The increasing use of TiO2 nanomaterials (TiNMs) in bone tissue engineering raises concerns about their biocompatibility. To date, majority of biological testing was focused on the cytotoxicity of TiO2 nanoparticles and their composites. However, evaluation of immunocompatibility and effects on hemostasis is crucial for successful clinical applications of bone regeneration materials. Such data are scarce for TiNMs. To fill this gap, this study aimed to investigate impact of TiNMs with different morphologies and their composites with calcium deficient hydroxyapatite (CaDHA/TiNMs) on hemostasis, as well as the cell viability and inflammatory response of Jurkat T cells. Four different TiNMs, nanoparticles (TiNPs), nanoplates (TiNPls), nanotubes (TiNTs), nanowires (TiNWs), and their composites with CaDHA were studied. Among investigated materials, the least effect was observed for CaDHA. Effect on plasma coagulation was observed only for TiNPs, which shortened the prothrombin time.
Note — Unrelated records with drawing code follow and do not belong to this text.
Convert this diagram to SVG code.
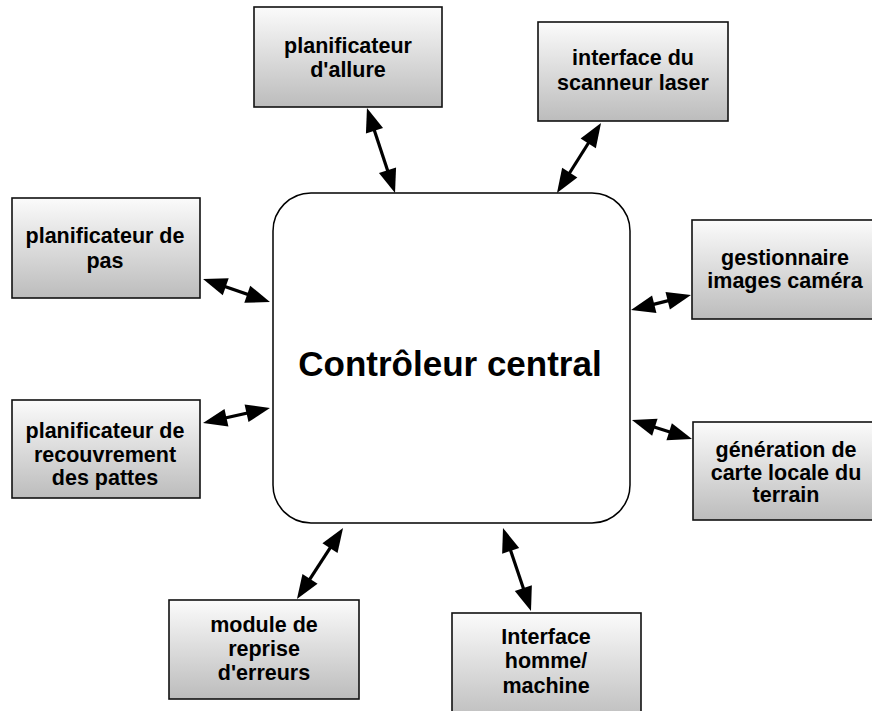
<svg xmlns="http://www.w3.org/2000/svg" width="872" height="711" viewBox="0 0 872 711">
<style>
.box{fill:url(#g);stroke:#111;stroke-width:1.6}
.t{font-family:"Liberation Sans",Arial,Helvetica,sans-serif;font-weight:bold;font-size:21.5px;fill:#000;text-anchor:middle}
.big{font-size:35px}
.c{stroke:#000;stroke-width:3.2;fill:none;marker-start:url(#ah);marker-end:url(#ah)}
</style>
<defs>
<linearGradient id="g" x1="0" y1="0" x2="0" y2="1">
<stop offset="0" stop-color="#fbfbfb"/>
<stop offset="1" stop-color="#bcbcbc"/>
</linearGradient>
<marker id="ah" markerUnits="userSpaceOnUse" markerWidth="24" markerHeight="18" refX="14" refY="9" orient="auto-start-reverse" overflow="visible">
<path d="M0,0 L24,9 L0,18 z" fill="#000"/>
</marker>
</defs>
<rect width="872" height="711" fill="#fff"/>
<g id="central">
<rect x="273" y="193" width="357" height="330" rx="38" ry="38" fill="#fff" stroke="#000" stroke-width="1.5"/>
<text class="t big" x="450" y="376">Contrôleur central</text>
</g>
<g id="n-allure">
<rect class="box" x="254" y="7" width="188" height="100"/>
<text class="t" x="348" y="53">planificateur</text>
<text class="t" x="348" y="77">d'allure</text>
</g>
<g id="n-scanneur">
<rect class="box" x="538" y="22" width="190" height="99"/>
<text class="t" x="633" y="65">interface du</text>
<text class="t" x="633" y="90">scanneur laser</text>
</g>
<g id="n-pas">
<rect class="box" x="12" y="198" width="188" height="100"/>
<text class="t" x="105" y="243">planificateur de</text>
<text class="t" x="105" y="268">pas</text>
</g>
<g id="n-camera">
<rect class="box" x="692" y="220" width="186" height="99"/>
<text class="t" x="785" y="265">gestionnaire</text>
<text class="t" x="785" y="288">images caméra</text>
</g>
<g id="n-recouvrement">
<rect class="box" x="12" y="400" width="188" height="98"/>
<text class="t" x="105" y="438">planificateur de</text>
<text class="t" x="105" y="462">recouvrement</text>
<text class="t" x="105" y="485">des pattes</text>
</g>
<g id="n-carte">
<rect class="box" x="693" y="422" width="187" height="98"/>
<text class="t" x="786" y="457">génération de</text>
<text class="t" x="786" y="480">carte locale du</text>
<text class="t" x="786" y="502">terrain</text>
</g>
<g id="n-erreurs">
<rect class="box" x="169" y="600" width="190" height="99"/>
<text class="t" x="264" y="632">module de</text>
<text class="t" x="264" y="656">reprise</text>
<text class="t" x="264" y="680">d'erreurs</text>
</g>
<g id="n-ihm">
<rect class="box" x="452" y="613" width="189" height="110"/>
<text class="t" x="546" y="644">Interface</text>
<text class="t" x="546" y="668">homme/</text>
<text class="t" x="546" y="693">machine</text>
</g>
<g id="connectors">
<line class="c" x1="370.1" y1="117.5" x2="391.9" y2="183.5"/>
<line class="c" x1="595.7" y1="131.5" x2="562.3" y2="184.5"/>
<line class="c" x1="212.5" y1="282.2" x2="260.5" y2="298.8"/>
<line class="c" x1="640.7" y1="307.6" x2="681.3" y2="297.4"/>
<line class="c" x1="212.8" y1="420.8" x2="260.2" y2="410.2"/>
<line class="c" x1="641.5" y1="423.0" x2="682.5" y2="436.0"/>
<line class="c" x1="337.6" y1="536.4" x2="302.4" y2="590.6"/>
<line class="c" x1="506.2" y1="537.5" x2="527.8" y2="601.5"/>
</g>
</svg>
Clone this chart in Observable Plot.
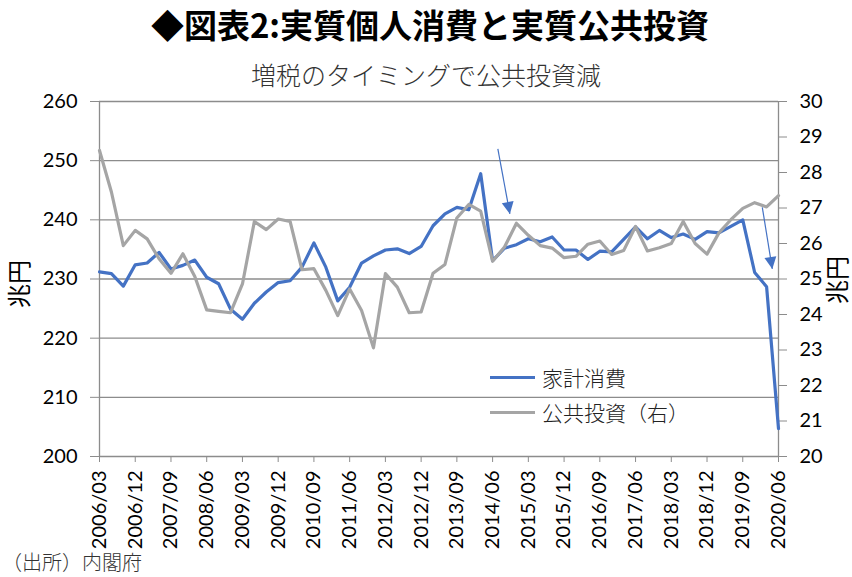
<!DOCTYPE html>
<html>
<head>
<meta charset="utf-8">
<script src="https://cdn.jsdelivr.net/npm/d3@7"></script>
<script src="https://cdn.jsdelivr.net/npm/@observablehq/plot@0.6"></script>
<style>
  html, body { margin: 0; padding: 0; background: #fff; }
  #wrap { position: relative; width: 852px; height: 577px; overflow: hidden; background: #fff; }
  #title { position: absolute; top: 1px; left: 4px; width: 852px; text-align: center;
    font-family: "Noto Sans CJK JP"; font-weight: 700; font-size: 33px; line-height: 46px; color: #000; letter-spacing: 0px; }
  #subtitle { position: absolute; top: 57px; left: 0; width: 852px; text-align: center;
    font-family: "Noto Sans CJK JP"; font-weight: 300; font-size: 25px; line-height: 34px; color: #333; }
  #chart { position: absolute; top: 88px; left: 0; }
  #caption { position: absolute; top: 549px; left: 2px; font-family: "Noto Sans CJK JP"; font-weight: 300;
    font-size: 20px; line-height: 26px; color: #333; }
  .leg { position: absolute; left: 490px; height: 30px; display: flex; align-items: center;
    font-family: "Noto Sans CJK JP"; font-weight: 300; font-size: 21px; color: #222; }
  .leg .sw { width: 45px; height: 3px; margin-right: 7px; }
</style>
</head>
<body>
<div id="wrap">
  <div id="title"></div>
  <div id="subtitle"></div>
  <div id="chart"></div>
  <div id="legend"></div>
  <div id="caption"></div>
</div>
<script>
const titleText = "◆図表2:実質個人消費と実質公共投資";
const subtitleText = "増税のタイミングで公共投資減";
const captionText = "（出所）内閣府";
const unitLabel = "兆円";
const seriesNames = ["家計消費", "公共投資（右）"];
const seriesColors = ["#4472C4", "#A5A5A5"];

const quarters = [
  "2006/03","2006/06","2006/09","2006/12","2007/03","2007/06","2007/09","2007/12",
  "2008/03","2008/06","2008/09","2008/12","2009/03","2009/06","2009/09","2009/12",
  "2010/03","2010/06","2010/09","2010/12","2011/03","2011/06","2011/09","2011/12",
  "2012/03","2012/06","2012/09","2012/12","2013/03","2013/06","2013/09","2013/12",
  "2014/03","2014/06","2014/09","2014/12","2015/03","2015/06","2015/09","2015/12",
  "2016/03","2016/06","2016/09","2016/12","2017/03","2017/06","2017/09","2017/12",
  "2018/03","2018/06","2018/09","2018/12","2019/03","2019/06","2019/09","2019/12",
  "2020/03","2020/06"
];

// 家計消費 (left axis, 兆円)
const consumption = [
  231.2, 230.9, 228.8, 232.4, 232.7, 234.5, 231.7, 232.3,
  233.2, 230.3, 229.2, 224.9, 223.2, 225.9, 227.8, 229.4,
  229.7, 232.0, 236.1, 232.0, 226.3, 228.6, 232.7, 233.9,
  234.9, 235.1, 234.3, 235.5, 239.0, 241.0, 242.1, 241.7,
  247.8, 233.1, 235.2, 235.8, 236.8, 236.3, 237.1, 234.9,
  234.9, 233.3, 234.7, 234.6, 236.7, 238.8, 236.8, 238.2,
  237.0, 237.6, 236.7, 238.0, 237.8, 238.9, 240.0, 231.1,
  228.7, 204.7
];

// 公共投資 (right axis, 兆円)
const publicInvestment = [
  28.62, 27.45, 25.94, 26.37, 26.13, 25.57, 25.16, 25.71,
  25.07, 24.13, 24.09, 24.05, 24.86, 26.62, 26.39, 26.69,
  26.62, 25.26, 25.29, 24.68, 23.97, 24.72, 24.11, 23.06,
  25.15, 24.77, 24.05, 24.07, 25.16, 25.41, 26.72, 27.10,
  26.91, 25.50, 25.90, 26.57, 26.23, 25.94, 25.87, 25.60,
  25.64, 25.98, 26.07, 25.69, 25.80, 26.48, 25.79, 25.88,
  26.00, 26.62, 26.00, 25.70, 26.30, 26.67, 26.99, 27.15,
  27.03, 27.35
];

const leftTicks = [200, 210, 220, 230, 240, 250, 260];
const rightTicks = [20, 21, 22, 23, 24, 25, 26, 27, 28, 29, 30];
const xTickLabels = ["2006/03","2006/12","2007/09","2008/06","2009/03","2009/12","2010/09",
  "2011/06","2012/03","2012/12","2013/09","2014/06","2015/03","2015/12","2016/09",
  "2017/06","2018/03","2018/12","2019/09","2020/06"];

// annotation arrows (quarter index / left-axis value)
const arrowNotes = [
  {x1: 33.44, y1: 252.0, x2: 34.45, y2: 241.0, rot: -10.5},
  {x1: 55.64, y1: 242.1, x2: 56.48, y2: 231.7, rot: -9.2}
];

document.getElementById("title").textContent = titleText;
document.getElementById("subtitle").textContent = subtitleText;
document.getElementById("caption").textContent = captionText;

// map right-axis values onto the left scale
const toLeft = v => 200 + (v - 20) * 6;
const fromLeft = v => (v - 200) / 6 + 20;

const data = quarters.map((q, i) => ({i, q, c: consumption[i], g: toLeft(publicInvestment[i])}));
const tickIdx = xTickLabels.map(l => quarters.indexOf(l));

const headSymbol = {
  draw(ctx, size) {
    const r = Math.sqrt(size / Math.PI);
    ctx.moveTo(0, 0);
    ctx.lineTo(-r, -2 * r);
    ctx.lineTo(r, -2 * r);
    ctx.closePath();
  }
};

const axisGray = "#8c8c8c";

const chart = Plot.plot({
  width: 852,
  height: 460,
  marginTop: 13,
  marginBottom: 92,
  marginLeft: 99,
  marginRight: 74,
  style: {fontFamily: "Lato, 'Noto Sans CJK JP'", background: "transparent", overflow: "visible", color: "#000"},
  x: {domain: [0, quarters.length - 1], axis: null},
  y: {domain: [leftTicks[0], leftTicks[leftTicks.length - 1]], axis: null},
  marks: [
    Plot.ruleY(leftTicks, {stroke: axisGray, strokeWidth: 1.3}),
    Plot.ruleX([0, quarters.length - 1], {stroke: axisGray, strokeWidth: 1.3}),
    Plot.axisY(leftTicks, {
      anchor: "left", tickSize: 9, tickPadding: 13, fontSize: 20, stroke: axisGray, fill: "#000", label: null
    }),
    Plot.axisY(rightTicks.map(toLeft), {
      anchor: "right", tickSize: 8, tickPadding: 13, fontSize: 20, stroke: axisGray, fill: "#000",
      tickFormat: d => String(Math.round(fromLeft(d))), label: null
    }),
    Plot.axisX(tickIdx, {
      anchor: "bottom", tickSize: 6, tickPadding: 8, fontSize: 20, stroke: axisGray, fill: "#000",
      tickRotate: -90, tickFormat: i => quarters[i], label: null
    }),
    Plot.text([unitLabel], {frameAnchor: "left", textAnchor: "middle", rotate: -90, dx: -79, dy: 5, fontSize: 24,
      fontFamily: "Noto Sans CJK JP", fill: "#000"}),
    Plot.text([unitLabel], {frameAnchor: "right", textAnchor: "middle", rotate: -90, dx: 60, dy: 1, fontSize: 24,
      fontFamily: "Noto Sans CJK JP", fill: "#000"}),
    Plot.line(data, {x: "i", y: "c", stroke: seriesColors[0], strokeWidth: 3.2}),
    Plot.line(data, {x: "i", y: "g", stroke: seriesColors[1], strokeWidth: 3.2}),
    Plot.link(arrowNotes, {x1: "x1", y1: "y1", x2: "x2", y2: "y2", stroke: seriesColors[0], strokeWidth: 1.2}),
    Plot.dot(arrowNotes, {x: "x2", y: "y2", symbol: headSymbol, r: 6, rotate: "rot", fill: seriesColors[0], stroke: "none"})
  ]
});
document.getElementById("chart").appendChild(chart);

const legend = document.getElementById("legend");
const legendTops = [362, 397];
seriesNames.forEach((name, k) => {
  const item = document.createElement("div");
  item.className = "leg";
  item.style.top = legendTops[k] + "px";
  const sw = document.createElement("span");
  sw.className = "sw";
  sw.style.background = seriesColors[k];
  const tx = document.createElement("span");
  tx.textContent = name;
  item.appendChild(sw);
  item.appendChild(tx);
  legend.appendChild(item);
});
</script>
</body>
</html>
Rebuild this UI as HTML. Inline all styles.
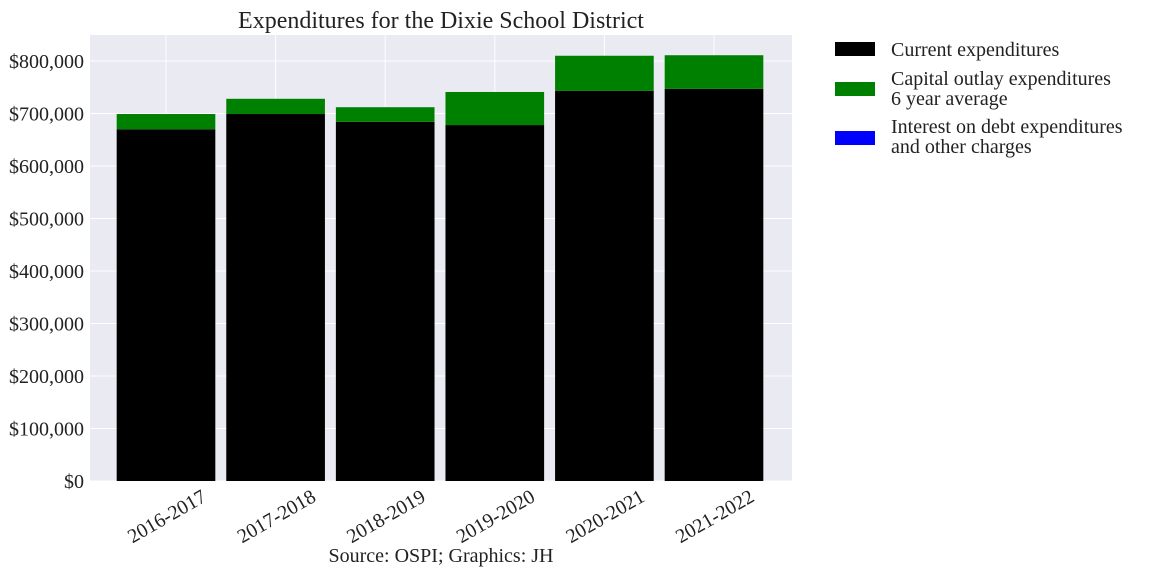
<!DOCTYPE html>
<html><head><meta charset="utf-8"><style>
body{margin:0;background:#fff;}
svg text{font-family:"Liberation Serif",serif;fill:#222;}
</style></head><body>
<svg width="1152" height="576" xmlns="http://www.w3.org/2000/svg">
<rect x="90" y="35" width="702" height="446" fill="#eaeaf2"/>
<g id="grid"></g><g id="bars"></g><g id="axes"></g>
<text x="441" y="28" font-size="24" text-anchor="middle">Expenditures for the Dixie School District</text>
<text x="441" y="562" font-size="20" text-anchor="middle">Source: OSPI; Graphics: JH</text>
<g>
<rect x="835" y="42" width="40" height="14" fill="#000"/>
<text x="891" y="56" font-size="20">Current expenditures</text>
<rect x="835" y="82" width="40" height="14" fill="#008000"/>
<text x="891" y="85" font-size="20">Capital outlay expenditures</text>
<text x="891" y="105" font-size="20">6 year average</text>
<rect x="835" y="131" width="40" height="14" fill="#0000ff"/>
<text x="891" y="133" font-size="20">Interest on debt expenditures</text>
<text x="891" y="153" font-size="20">and other charges</text>
</g>
</svg>
<script>
const categories=["2016-2017","2017-2018","2018-2019","2019-2020","2020-2021","2021-2022"];
const current=[670000,699000,684000,678000,743000,747000];
const capital=[29000,29000,28000,63000,67000,64000];
const interest=[0,0,0,0,0,0];
const yTicks=[0,100000,200000,300000,400000,500000,600000,700000,800000];
const NS="http://www.w3.org/2000/svg";
const y=v=>481-v*420/800000;
const step=109.6, x0=166;
const x=i=>x0+i*step;
const bw=step*0.9;
function mk(t,a,p){const e=document.createElementNS(NS,t);for(const k in a)e.setAttribute(k,a[k]);p.appendChild(e);return e;}
const grid=document.getElementById('grid'),bars=document.getElementById('bars'),axes=document.getElementById('axes');
yTicks.forEach(v=>{
 const l=mk('line',{x1:90,x2:792,y1:y(v),y2:y(v),stroke:'#fff','stroke-width':1},grid);
 
 
 const t=mk('text',{x:84,y:y(v)+7,'font-size':20,'text-anchor':'end'},axes);
 t.textContent='$'+v.toLocaleString('en-US');
 
 
});
categories.forEach((c,i)=>{
 const l=mk('line',{x1:x(i),x2:x(i),y1:35,y2:481,stroke:'#fff','stroke-width':1},grid);
 
 
 const b=mk('rect',{x:x(i)-bw/2,y:y(current[i]),width:bw,height:y(0)-y(current[i]),fill:'#000'},bars);
 
 
 const g=mk('rect',{x:x(i)-bw/2,y:y(current[i]+capital[i]),width:bw,height:y(current[i])-y(current[i]+capital[i]),fill:'#008000'},bars);
 
 
 const top=current[i]+capital[i];
 const r=mk('rect',{x:x(i)-bw/2,y:y(top+interest[i]),width:bw,height:y(top)-y(top+interest[i]),fill:'#0000ff'},bars);
 
 
 const t=mk('text',{x:0,y:0,'font-size':20,'text-anchor':'middle',transform:`translate(${x(i)+4},${522}) rotate(-30)`},axes);
 t.textContent=c;
 
 
});
</script>
</body></html>
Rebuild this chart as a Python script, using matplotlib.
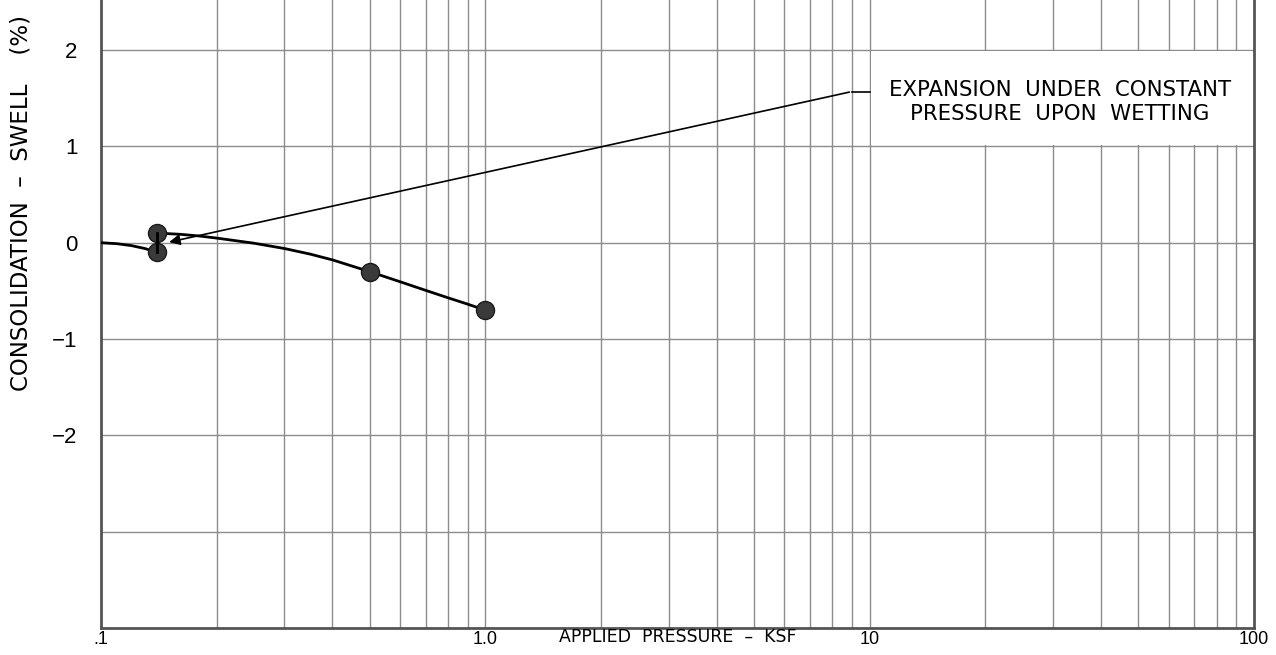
import numpy as np
import matplotlib.pyplot as plt
from matplotlib.patches import Rectangle

# measured points (pressure ksf, consolidation-swell %)
p_pts = [0.14, 0.14, 0.5, 1.0]
s_pts = [0.1, -0.1, -0.3, -0.7]

# loading curve before wetting
p_load = [0.1, 0.11, 0.12, 0.13, 0.14]
s_load = [0.0, -0.01, -0.03, -0.06, -0.1]

# swell at constant pressure
p_wet = [0.14, 0.14]
s_wet = [-0.1, 0.1]

# curve after wetting
p_after = [0.14, 0.16, 0.18, 0.2, 0.25, 0.3, 0.35, 0.4, 0.5, 0.6, 0.7, 0.8, 0.9, 1.0]
s_after = [0.1, 0.088, 0.07, 0.048, -0.005, -0.06, -0.118, -0.178, -0.3, -0.405, -0.495, -0.572, -0.638, -0.7]

xticks = [0.1, 1.0, 10, 100]
xticklabels = ['.1', '1.0', '10', '100']
yticks = [-4, -3, -2, -1, 0, 1, 2]
yticklabels = ['', '', '\u22122', '\u22121', '0', '1', '2']

note = 'EXPANSION  UNDER  CONSTANT\nPRESSURE  UPON  WETTING'

fig = plt.figure(figsize=(12.76, 6.55), dpi=100)
ax = fig.add_axes([101/1276, 27/655, 1153/1276, 628/655])

ax.set_xscale('log')
ax.set_xlim(0.1, 100)
ax.set_ylim(-4, 2.52)
ax.set_axisbelow(True)

ax.grid(which='major', axis='both', color='#8c8c8c', linewidth=1.0)
ax.grid(which='minor', axis='x', color='#8c8c8c', linewidth=1.0)
ax.tick_params(which='both', length=0)
ax.tick_params(axis='y', pad=17, labelsize=16)
ax.tick_params(axis='x', pad=2, labelsize=13)

ax.set_xticks(xticks)
ax.set_xticklabels(xticklabels)
ax.set_yticks(yticks)
ax.set_yticklabels(yticklabels)
for lab in ax.get_xticklabels() + ax.get_yticklabels():
    lab.set_family('Liberation Sans')

for side in ['left', 'bottom', 'right']:
    ax.spines[side].set_color('#555555')
    ax.spines[side].set_linewidth(2)
ax.spines['top'].set_visible(False)

# white note box over the grid
ax.add_patch(Rectangle((10.1, 1.01), 89.0, 0.98, facecolor='white', edgecolor='none', zorder=1))

ax.plot(p_load, s_load, color='black', lw=2, zorder=3, solid_joinstyle='round')
ax.plot(p_wet, s_wet, color='black', lw=2, zorder=5)
ax.plot(p_after, s_after, color='black', lw=2, zorder=3, solid_joinstyle='round')
ax.plot(p_pts, s_pts, 'o', markersize=13, markerfacecolor='#3a3a3a', markeredgecolor='#1a1a1a', zorder=4)

# leader line with arrow
ax.plot([9.0, 10.0], [1.57, 1.57], color='black', lw=1.2, zorder=3)
ax.annotate('', xy=(0.148, 0.0), xytext=(9.0, 1.57),
            arrowprops=dict(arrowstyle='-|>', color='black', lw=1.2, mutation_scale=16), zorder=3)
ax.text(31.2, 1.46, note, ha='center', va='center', fontsize=15.3, linespacing=1.2,
        family='DejaVu Sans', zorder=5)

ax.text(0.5, -0.0145, 'APPLIED  PRESSURE  \u2013  KSF', transform=ax.transAxes, ha='center', va='center',
        fontsize=12.5, family='DejaVu Sans')
fig.text(21/1276, 1 - 203/655, 'CONSOLIDATION  \u2013  SWELL    (%)', rotation=90, ha='center', va='center',
         fontsize=16.5, family='DejaVu Sans')

plt.savefig('out.png', dpi=100)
All TiNMs affected global hemostasis, especially the elongated TiNWs. Coating TiNMs with CaDHA resulted in a less pronounced effect compared to TiNMs. No significant effect on the viability of Jurkat T cells was observed for TiNMs, while composites increased it. Analysis of the expression of pro-inflammatory (IL-6, IL-8 and TNF alpha) and anti-inflammatory (IL-10) cytokines indicated inflammatory potential of investigated materials. Among TiNMs, TiNWs had the most pronounced pro-inflammatory effect, while CaDHA/TiNTs and CaDHA/TiNWs showed the most pronounced effect among composites. The obtained results confirm the potential of investigated materials for biomedical applications. However, further studies are needed to establish a more precise relationship between the materials' physico-chemical properties and their biological effects, thus ensuring their safe application.